We arrived at about 11:30am last Saturday at Lake Harriet to find about 50 kubb players milling around 7 or 8 shoveled and painted kubb pitches out about 75 yards off the shoreline. Almost everybody had a beer in their hand and was chatting with their friends. They’d also constructed a snow man and started a small bonfire on the lake. Some nice touches we should consider for our next winter tournament.
John Sather picked out who we were right away and pointed us towards his sister who’d come up from Chicago to be here and help run the tournament. We paid our fees and hung around for until about noon when things started. I should mention that I didn’t see anyone practicing even though most players were present at least a half hour before they started. This is your first indication that this group does things a little differently.
At this point I encourage you to read the info I put on in the Planet Kubb Wiki for more specifics about how Midwest Kubb Association tournament are run.
Around noon we all met at the snow man for a reading of the rules, which were incomplete, but I don’t blame them. No one ever has time to really go over rules before a kubb tournament. After that we all picked slips of paper with numbers out of a stocking cap. We reported our team number to the tournament coordinator and she told us the name of our partner and assigned us a pitch. I should have been more excited when she told me my partner was “Destiny”, but somehow I knew that I wouldn’t be playing with “The hidden power believed to control what will happen in the future”. Destiny was a skinny blonde girl in her early 20s who had played some kubb last summer, but never in the snow.

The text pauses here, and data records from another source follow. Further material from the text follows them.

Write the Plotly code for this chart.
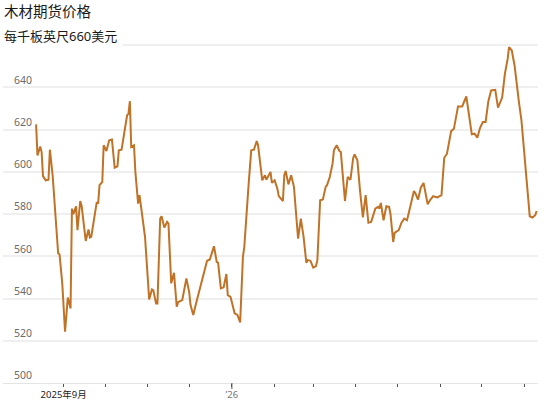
import plotly.graph_objects as go

# ---- data ----
dates_2025 = (
    ["2025-08-12", "2025-08-13", "2025-08-15", "2025-08-16", "2025-08-17", "2025-08-19", "2025-08-21",
     "2025-08-22", "2025-08-24", "2025-08-27", "2025-08-28", "2025-08-29", "2025-08-31"]
    + ["2025-09-02", "2025-09-04", "2025-09-06", "2025-09-07", "2025-09-08", "2025-09-10", "2025-09-11",
       "2025-09-13", "2025-09-14", "2025-09-17", "2025-09-19", "2025-09-20", "2025-09-21", "2025-09-25",
       "2025-09-26", "2025-09-27", "2025-09-29", "2025-09-30"]
    + ["2025-10-02", "2025-10-04", "2025-10-06", "2025-10-08", "2025-10-10", "2025-10-11", "2025-10-13",
       "2025-10-15", "2025-10-17", "2025-10-18", "2025-10-19", "2025-10-20", "2025-10-22", "2025-10-23",
       "2025-10-25", "2025-10-26", "2025-10-30"]
    + ["2025-11-01", "2025-11-02", "2025-11-04", "2025-11-05", "2025-11-07", "2025-11-08", "2025-11-10",
       "2025-11-11", "2025-11-13", "2025-11-15", "2025-11-16", "2025-11-18", "2025-11-20", "2025-11-22",
       "2025-11-23", "2025-11-26", "2025-11-29"]
    + ["2025-12-01", "2025-12-02", "2025-12-04", "2025-12-06", "2025-12-10", "2025-12-12", "2025-12-14",
       "2025-12-16", "2025-12-19", "2025-12-21", "2025-12-22", "2025-12-24", "2025-12-26", "2025-12-28",
       "2025-12-29", "2025-12-31"]
)
dates_2026 = (
    ["2026-01-03", "2026-01-05", "2026-01-07", "2026-01-09", "2026-01-10", "2026-01-13", "2026-01-15",
     "2026-01-17", "2026-01-19", "2026-01-20", "2026-01-23", "2026-01-25", "2026-01-26", "2026-01-29",
     "2026-01-30"]
    + ["2026-02-01", "2026-02-03", "2026-02-04", "2026-02-07", "2026-02-08", "2026-02-09", "2026-02-11",
       "2026-02-13", "2026-02-15", "2026-02-18", "2026-02-20", "2026-02-22", "2026-02-24", "2026-02-25",
       "2026-02-27"]
    + ["2026-03-01", "2026-03-03", "2026-03-04", "2026-03-06", "2026-03-08", "2026-03-10", "2026-03-11",
       "2026-03-13", "2026-03-15", "2026-03-16", "2026-03-18", "2026-03-20", "2026-03-21", "2026-03-24",
       "2026-03-26", "2026-03-28", "2026-03-30", "2026-03-31"]
    + ["2026-04-02", "2026-04-04", "2026-04-06", "2026-04-08", "2026-04-10", "2026-04-12", "2026-04-15",
       "2026-04-17", "2026-04-18", "2026-04-19", "2026-04-21", "2026-04-23", "2026-04-25", "2026-04-26",
       "2026-04-28", "2026-04-29"]
    + ["2026-05-02", "2026-05-04", "2026-05-06", "2026-05-08", "2026-05-10", "2026-05-11", "2026-05-13",
       "2026-05-14", "2026-05-16", "2026-05-18", "2026-05-20", "2026-05-23", "2026-05-25", "2026-05-27",
       "2026-05-30"]
    + ["2026-06-02", "2026-06-04", "2026-06-06", "2026-06-09", "2026-06-11", "2026-06-14", "2026-06-17",
       "2026-06-20", "2026-06-24", "2026-06-26", "2026-06-28", "2026-06-30"]
    + ["2026-07-02", "2026-07-04", "2026-07-06", "2026-07-08", "2026-07-11", "2026-07-13", "2026-07-16",
       "2026-07-18", "2026-07-20", "2026-07-21", "2026-07-23", "2026-07-25", "2026-07-27", "2026-07-28",
       "2026-07-30"]
    + ["2026-08-02", "2026-08-04", "2026-08-05", "2026-08-07", "2026-08-09", "2026-08-10"]
)
prices_2025 = (
    [622.5, 607.8, 612, 609.4, 598, 596, 596.3, 610.5, 598.4, 572, 561.4, 561, 547]
    + [524.3, 540.5, 535.3, 582.6, 580, 583.7, 572.4, 586.2, 584, 567.3, 572.7, 568.9, 569.2, 585.7,
       585, 593.7, 595.2, 612.6]
    + [609.9, 615, 615.3, 602, 602.6, 610.2, 610.5, 618.9, 626.8, 627.5, 633.5, 611.8, 612.6, 600,
       585, 589, 569.2]
    + [549.5, 539.6, 544.3, 544, 537.7, 537.7, 577.9, 579, 573.6, 576.3, 575.5, 547.2, 552.2, 536.1,
       538.3, 539.3, 549.5]
    + [543.2, 536.9, 532.2, 537.7, 547.9, 551.6, 557.9, 558.5, 564.8, 557.4, 556.9, 544.8, 545.3,
       551.6, 541.6, 540.8]
)
prices_2026 = (
    [533, 532.2, 528.7, 559.8, 564.5, 592.9, 610.2, 610.5, 614.6, 612.6, 596, 598.4, 596.3, 600, 594.8]
    + [596, 592, 588.5, 586.2, 598.4, 600.4, 594.1, 598.4, 592.9, 568.4, 577.9, 569.2, 556.9, 558.2,
       557.9]
    + [554.7, 555.4, 558.2, 586.6, 586.9, 592.9, 593.7, 597.6, 603.9, 610.2, 612.6, 609.9, 609.4,
       586.2, 597.6, 596.3, 606.7, 608.3]
    + [605.5, 590.5, 578.4, 589, 575.9, 576.3, 582.6, 583.4, 582.6, 585.3, 577.1, 583.7, 583.4, 580.2,
       566.8, 571.1]
    + [572.4, 575.9, 577.9, 577.1, 583.4, 585.3, 590.9, 590, 586.9, 592.5, 594.8, 584.7, 586.9, 588.5,
       587.9]
    + [589, 606.7, 608.6, 619.3, 620.4, 631, 631, 635.8, 617.8, 618.1, 616.2, 620.9]
    + [623.6, 623.6, 633.5, 638.6, 638.9, 630.4, 635.2, 646.5, 653.5, 659.1, 657.5, 650.4, 638.6,
       633.9, 624.4]
    + [603.9, 586.6, 579, 578.4, 579.5, 581.5]
)

dates = dates_2025 + dates_2026
prices = prices_2025 + prices_2026
assert len(dates) == len(prices)

y_ticks = [500, 520, 540, 560, 580, 600, 620, 640, 660]
y_tick_labels = ["500", "520", "540", "560", "580", "600", "620", "640", ""]
x_ticks = ["2025-09-01", "2025-10-01", "2025-11-01", "2025-12-01", "2026-01-01", "2026-02-01",
           "2026-03-01", "2026-04-01", "2026-05-01", "2026-06-01", "2026-07-01", "2026-08-01"]
x_tick_labels = ["<span style='color:#222222'>2025年9月</span>", "", "", "",
                 "<span style='color:#777777'>’26</span>", "", "", "", "", "", "", ""]
title_text = "木材期货价格"
unit_text = "每千板英尺660美元"

FONT = "Noto Sans, Noto Sans CJK SC, sans-serif"

fig = go.Figure()
fig.add_trace(go.Scatter(
    x=dates, y=prices, mode="lines",
    line=dict(color="#c07326", width=2),
    hoverinfo="skip", showlegend=False,
))

fig.update_layout(
    width=550, height=412,
    margin=dict(l=3, r=12, t=41, b=29),
    paper_bgcolor="white", plot_bgcolor="white",
    font=dict(family=FONT),
    xaxis=dict(
        type="date",
        range=["2025-07-19", "2026-08-11"],
        tickvals=x_ticks, ticktext=x_tick_labels,
        ticks="outside", ticklen=3, tickwidth=1, tickcolor="#555555",
        tickfont=dict(size=9.5, color="#333333"),
        showgrid=False, zeroline=False,
        showline=True, linecolor="#e4e4e4", linewidth=1,
    ),
    yaxis=dict(
        range=[500, 662],
        tickvals=y_ticks, ticktext=y_tick_labels,
        ticklabelposition="inside top", ticks="",
        ticklabelstandoff=8,
        tickfont=dict(size=10.5, color="#6b6b6b"),
        showgrid=True, gridcolor="#efefef", gridwidth=1.5,
        zeroline=False, showline=False,
    ),
    annotations=[
        dict(text=title_text, xref="paper", yref="paper", x=0, y=(383 - 11) / 342,
             xanchor="left", yanchor="middle", showarrow=False, xshift=-1,
             font=dict(size=14.5, color="#1a1a1a", family=FONT)),
        dict(text=unit_text, xref="paper", yref="y", x=0, y=660,
             xanchor="left", yanchor="bottom", showarrow=False,
             bgcolor="white", borderpad=5, xshift=-5, yshift=-6,
             font=dict(size=13, color="#1a1a1a", family=FONT)),
    ],
    shapes=[
        dict(type="line", xref="x", yref="paper", x0="2026-01-01", x1="2026-01-01",
             y0=0, y1=-6 / 342, line=dict(color="#555555", width=1)),
    ],
)

fig.write_html(
    "out.html",
    config={"displayModeBar": False},
    post_script="document.body.style.margin='0';document.body.style.padding='0';",
)
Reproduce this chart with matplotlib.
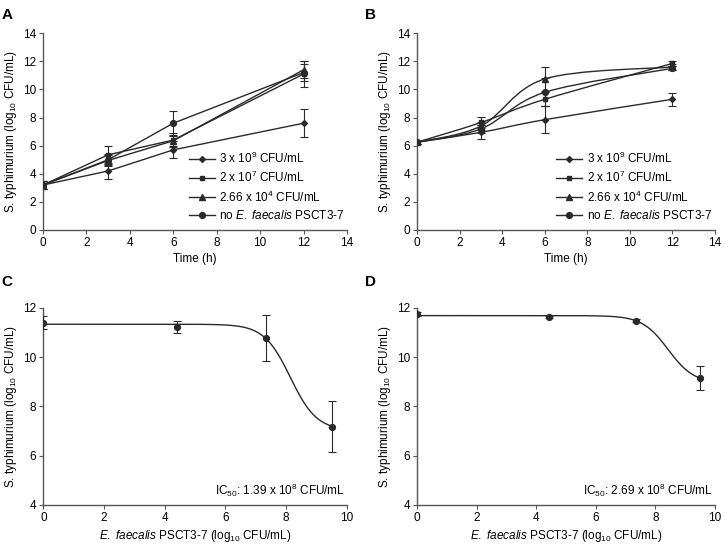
import numpy as np
import matplotlib
matplotlib.use("Agg")
import matplotlib.pyplot as plt
from matplotlib.path import Path
from matplotlib.patches import PathPatch

plt.rcParams['font.family'] = ['Liberation Sans', 'DejaVu Sans']
plt.rcParams['mathtext.fontset'] = 'custom'
plt.rcParams['mathtext.rm'] = 'Liberation Sans'
plt.rcParams['mathtext.it'] = 'Liberation Sans:italic'
plt.rcParams['font.size'] = 8

# ---- data ----
time_h = [0, 3, 6, 12]
labels = [r"3 x 10$^9$ CFU/mL", r"2 x 10$^7$ CFU/mL",
          r"2.66 x 10$^4$ CFU/mL", r"no $\it{E.\ faecalis}$ PSCT3-7"]
markers = ['D', 's', '^', 'o']
msizes = [3.0, 3.5, 4.0, 4.2]

# panel A (straight lines)
a_vals = [[3.2, 4.2, 5.7, 7.6],
          [3.2, 5.35, 6.4, 11.1],
          [3.2, 4.95, 6.35, 11.4],
          [3.2, 5.0, 7.6, 11.2]]
a_err = [[0.3, 0.6, 0.6, 1.0],
         [0.3, 0.65, 0.5, 0.9],
         [0.3, 0.4, 0.4, 0.6],
         [0.3, 0.4, 0.9, 0.6]]

# panel B (smoothed lines)
b_vals = [[6.25, 6.95, 7.85, 9.3],
          [6.25, 7.65, 9.3, 11.85],
          [6.25, 7.4, 10.75, 11.6],
          [6.25, 7.2, 9.8, 11.5]]
b_err = [[0.1, 0.5, 0.95, 0.45],
         [0.1, 0.4, 0.5, 0.15],
         [0.1, 0.3, 0.85, 0.2],
         [0.1, 0.3, 1.0, 0.15]]

# panels C and D (dose response)
dose_log = [0, 4.42, 7.35, 9.5]
c_vals = [11.4, 11.22, 10.76, 7.18]
c_err = [0.25, 0.25, 0.93, 1.02]
c_fit = dict(top=11.33, bottom=7.02, logic50=8.143, hill=1.0)
d_vals = [11.75, 11.63, 11.48, 9.15]
d_err = [0.08, 0.05, 0.05, 0.49]
d_fit = dict(top=11.68, bottom=8.93, logic50=8.43, hill=1.0)
c_ic50 = r"IC$_{50}$: 1.39 x 10$^8$ CFU/mL"
d_ic50 = r"IC$_{50}$: 2.69 x 10$^8$ CFU/mL"

col = '#2a2a2a'
spine_col = '#555555'
ylab = r"S. typhimurium (log$_{10}$ CFU/mL)"


def style_axes(ax):
    for s in ['top', 'right']:
        ax.spines[s].set_visible(False)
    for s in ['left', 'bottom']:
        ax.spines[s].set_color(spine_col)
        ax.spines[s].set_linewidth(1.0)
    ax.tick_params(direction='out', length=3, width=0.8, color=spine_col,
                   labelsize=8.5, pad=2)


def smooth_path(x, y):
    # Catmull-Rom through the points, as cubic bezier
    x = np.asarray(x, float)
    y = np.asarray(y, float)
    px = np.concatenate([[x[0]], x, [x[-1]]])
    py = np.concatenate([[y[0]], y, [y[-1]]])
    verts = [(x[0], y[0])]
    codes = [Path.MOVETO]
    for i in range(1, len(px) - 2):
        c1 = (px[i] + (px[i + 1] - px[i - 1]) / 6, py[i] + (py[i + 1] - py[i - 1]) / 6)
        c2 = (px[i + 1] - (px[i + 2] - px[i]) / 6, py[i + 1] - (py[i + 2] - py[i]) / 6)
        verts += [c1, c2, (px[i + 1], py[i + 1])]
        codes += [Path.CURVE4] * 3
    return Path(verts, codes)


fig = plt.figure(figsize=(7.25, 5.45), dpi=100)
axA = fig.add_axes([0.0593, 0.578, 0.4193, 0.361])
axB = fig.add_axes([0.5756, 0.578, 0.4104, 0.361])
axC = fig.add_axes([0.0598, 0.0734, 0.4184, 0.362])
axD = fig.add_axes([0.5756, 0.0734, 0.4104, 0.362])

# ---- panels A & B ----
for ax, vals, errs, smooth in [(axA, a_vals, a_err, False), (axB, b_vals, b_err, True)]:
    handles = []
    for v, e, m, ms, lab in zip(vals, errs, markers, msizes, labels):
        ax.errorbar(time_h, v, yerr=e, fmt='none', ecolor=col, elinewidth=0.8,
                    capsize=3, capthick=0.8, zorder=2)
        if smooth:
            ax.add_patch(PathPatch(smooth_path(time_h, v), facecolor='none',
                                   edgecolor=col, lw=1.0, zorder=3))
            ax.plot(time_h, v, linestyle='none', marker=m, ms=ms, color=col, zorder=4)
            h, = ax.plot([], [], '-', marker=m, ms=ms, color=col, lw=1.0, label=lab)
        else:
            h, = ax.plot(time_h, v, '-', marker=m, ms=ms, color=col, lw=1.0,
                         label=lab, zorder=3)
        handles.append(h)
    ax.set_xlim(0, 14)
    ax.set_ylim(0, 14)
    ax.set_xticks(range(0, 15, 2))
    ax.set_yticks(range(0, 15, 2))
    ax.set_xlabel("Time (h)", fontsize=8.5, labelpad=3)
    ax.set_ylabel(ylab, fontsize=8.5, labelpad=3)
    style_axes(ax)
    ax.legend(handles=handles, loc='lower right', bbox_to_anchor=(1.02, 0.0),
              frameon=False, fontsize=8.5, handlelength=2.2, handletextpad=0.4,
              labelspacing=0.35, borderaxespad=0.3)

# ---- panels C & D ----
for ax, vals, errs, fit, txt in [(axC, c_vals, c_err, c_fit, c_ic50),
                                 (axD, d_vals, d_err, d_fit, d_ic50)]:
    xs = np.linspace(0, dose_log[-1], 300)
    ys = fit['bottom'] + (fit['top'] - fit['bottom']) / (
        1 + 10 ** ((xs - fit['logic50']) * fit['hill']))
    ax.plot(xs, ys, color=col, lw=1.0, zorder=3)
    ax.errorbar(dose_log, vals, yerr=errs, fmt='o', ms=4.2, color=col, ecolor=col,
                elinewidth=0.8, capsize=3, capthick=0.8, zorder=4)
    ax.set_xlim(0, 10)
    ax.set_ylim(4, 12)
    ax.set_xticks(range(0, 11, 2))
    ax.set_yticks(range(4, 13, 2))
    ax.set_xlabel(r"$\it{E.\ faecalis}$ PSCT3-7 (log$_{10}$ CFU/mL)", fontsize=8.5, labelpad=3)
    ax.set_ylabel(ylab, fontsize=8.5, labelpad=3)
    ax.text(0.995, 0.03, txt, transform=ax.transAxes, ha='right', va='bottom',
            fontsize=8.5)
    style_axes(ax)

for lab, x, y in [('A', 0.002, 0.985), ('B', 0.503, 0.985),
                  ('C', 0.002, 0.495), ('D', 0.503, 0.495)]:
    fig.text(x, y, lab, fontsize=11, fontweight='bold', ha='left', va='top')

fig.savefig('out.png', dpi=100)
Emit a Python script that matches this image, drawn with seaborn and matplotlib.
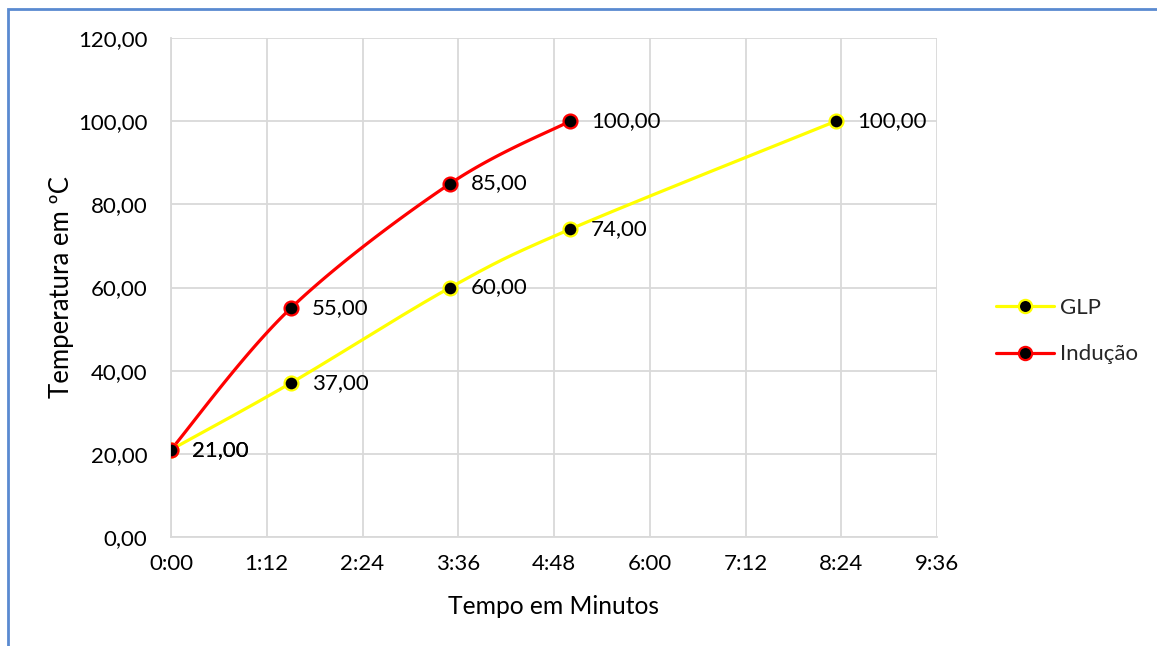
import numpy as np
import pandas as pd
import seaborn as sns
import matplotlib.pyplot as plt
from matplotlib.lines import Line2D
from matplotlib.patches import Rectangle
from matplotlib.ticker import FuncFormatter, MultipleLocator

# Time in seconds, temperature in degrees C
glp_time = [0, 90, 210, 300, 500]
glp_temp = [21.0, 37.0, 60.0, 74.0, 100.0]
ind_time = [0, 90, 210, 300]
ind_temp = [21.0, 55.0, 85.0, 100.0]

series_names = ['GLP', 'Indução']
series_colors = ['#ffff00', '#ff0000']


def smooth_curve(xs, ys, sx, sy, n=40):
    # Excel-like smoothed line (Catmull-Rom through the points, in screen scale)
    p = np.column_stack([np.array(xs) * sx, np.array(ys) * sy]).astype(float)
    p = np.vstack([p[0], p, p[-1]])
    out = []
    for i in range(1, len(p) - 2):
        p0, p1, p2, p3 = p[i - 1], p[i], p[i + 1], p[i + 2]
        c1 = p1 + (p2 - p0) / 6
        c2 = p2 - (p3 - p1) / 6
        t = np.linspace(0, 1, n)[:, None]
        seg = ((1 - t) ** 3) * p1 + 3 * ((1 - t) ** 2) * t * c1 + 3 * (1 - t) * t ** 2 * c2 + t ** 3 * p2
        out.append(seg)
    out = np.vstack(out)
    return out[:, 0] / sx, out[:, 1] / sy


sns.set_theme(style='whitegrid')
plt.rcParams['font.family'] = ['Lato', 'DejaVu Sans']

fig = plt.figure(figsize=(11.57, 6.46), dpi=100)
ax = fig.add_axes([171 / 1157, 109 / 646, 766 / 1157, 499 / 646])

sx = 766 / 576
sy = 499 / 120

data = [(glp_time, glp_temp), (ind_time, ind_temp)]
for (xs, ys), name, color in zip(data, series_names, series_colors):
    cx, cy = smooth_curve(xs, ys, sx, sy)
    df_curve = pd.DataFrame({'t': cx, 'v': cy})
    sns.lineplot(data=df_curve, x='t', y='v', sort=False, color=color, linewidth=2.3, ax=ax, zorder=3)
    df_pts = pd.DataFrame({'t': xs, 'v': ys})
    sns.scatterplot(data=df_pts, x='t', y='v', color='black', edgecolor=color, linewidth=1.6,
                    s=100, ax=ax, zorder=4)
    for x, y in zip(xs, ys):
        ax.annotate(f'{y:.2f}'.replace('.', ','), (x, y), xytext=(15, 0), textcoords='offset points',
                    ha='left', va='center', fontsize=16, color='black', zorder=5)

ax.set_xlim(0, 576)
ax.set_ylim(0, 120)
ax.xaxis.set_major_locator(MultipleLocator(72))
ax.yaxis.set_major_locator(MultipleLocator(20))
ax.xaxis.set_major_formatter(FuncFormatter(lambda v, p: f'{int(v) // 60}:{int(v) % 60:02d}'))
ax.yaxis.set_major_formatter(FuncFormatter(lambda v, p: f'{v:.2f}'.replace('.', ',')))
ax.tick_params(axis='both', labelsize=16, length=0, colors='black')
ax.tick_params(axis='y', pad=17)
ax.tick_params(axis='x', pad=12)
ax.grid(True, color='#d9d9d9', linewidth=1.3)
ax.set_facecolor('white')
for side in ['top', 'right']:
    ax.spines[side].set_visible(False)
for side in ['left', 'bottom']:
    ax.spines[side].set_color('#d9d9d9')
    ax.spines[side].set_linewidth(1.3)

ax.set_xlabel('Tempo em Minutos', fontsize=17.7, color='black', labelpad=15)
ax.set_ylabel('Temperatura em ºC', fontsize=18.5, color='black', labelpad=3)

handles = [Line2D([0], [0], color=c, linewidth=2.3, marker='o', markersize=9.5,
                  markerfacecolor='black', markeredgecolor=c, markeredgewidth=1.6)
           for c in series_colors]
fig.legend(handles, series_names, loc='center left', bbox_to_anchor=(976 / 1157, (646 - 331) / 646),
           frameon=False, fontsize=16, handlelength=2.6, labelspacing=1.2, handletextpad=0.3)

fig.patches.append(Rectangle((8 / 1157, -0.1), 1.2, (646 - 8.5) / 646 + 0.1, transform=fig.transFigure,
                             fill=False, edgecolor='#5a8ad0', linewidth=2))

fig.savefig('out.png', dpi=100)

The 4 teams in our round robin shared a pitch. I believe all of the sets where Bex. I started out really strong in the first game. One of the guys on the opposing team threw his first baton completely side ways holding it in the middle. It was as “Helicopterish” as you could get and everyone who saw him do it corrected him right away, although I saw a lot of shots that seemed more that 45% off vertical and I didn’t see anyone else get called on it. Their rule is just that you need to throw from the end. We beat that first team, but lost to the second one quickly. Our third match got down to a missed king shot, but that team also really hard on us about the order in which we threw and penalized a few batons for it. In hindsight, I hope the guy on that team was just giving us a hard time because he thought it was the only way he’d beat us and it may have been… 🙂
So with a 1 and 2 showing in the round robin, Destiny and I didn’t even make it in to bracket play, but that was no reason to leave this tournament. I did run out to get some beer so I could fit in with the crowd a little more and returned to see that Eric’s Team and Lee’s Team had been making short work of their opponents. Anders and his teammate had more success than I did, but they were eliminated around the time I returned.
I should mention that even during round robin play, because teams were waiting to play on your pitch, several player would stick around to give you pointers or heckle whoever was throwing. I got a kick out of a recurring joke where they’d say say “Throw this one higher, now this one lower.”
As the Semi-Finals started everyone huddled around two pitches. The teams were becoming much more evenly matched and with single elimination play, these games were getting intense. I feel like there was a lot more cheering, but also spectators calling players who got a little to close to the line with their “Minneapolis Step”. There was just a lot of fun energy building.
Eric’s partner Pete was really good for a guy who’d never played in a tournament before had at least one friend who was coaching them through out the tournament and joined Anders and I cheering them in to the finals game. This different rule set also seemed to agree with Lee, who played some of his best Kubb. although anyone who’s seen him play knows he’s an underrated player. He also had the luck to be paired with a strong player named Jason Emery who’d been playing with the Midwest Kubb Association for years and read the rules at the beginning of the day.
I believe Anders took the photo above after the initial toss to determine who’d go first in the first game of the final match and as you can see, these both got about as close as you can.
I don’t remember exactly how it went, but I think Lee and Jason just barely took the first game in the final match, potentially after a missed King shot. Eric and Pete fought back and won the second one. During the rubber match Jason’s friends were taunting him from the sideline saying there was no way he could win because he’d never done it before. I was standing near Lisa the tournament coordinator and commented on all the heckling and it’s tough to be playing in the finals with a bunch of close friends giving you a hard time. I actually think Eric and Lee had an mental advantage because no one really knew them. Despite all this Jason was making most of his shots and Lee was in the zone.
Beginning of the final turn of the last game.
I wish I had some video of the finish. I’m probably bias because I knew members of both teams pretty well, but it was as exciting as the end of any Kubb tournament I’ve ever been too. I’m not sure if anyone was taping but there are some photos from last weekend up on the MKA Videos and Photos page.
On Monday I mailled John at MKA to thank him for letting us play and asked if it’d be alright if we tried to join them again sometime. He was glad we’d come and gave me info about how to keep in touch with them. I guess that Lee’s partner Jason is running a tournament in Minneapolis sometime this spring and I’d think he’ll be happy to take as many people as I can get together for that. I’ll keep everyone in the loop on Facebook.
This is everyone. Eric and Lee are kneeling in front. I’m off on the far right and Anders is in there somewhere.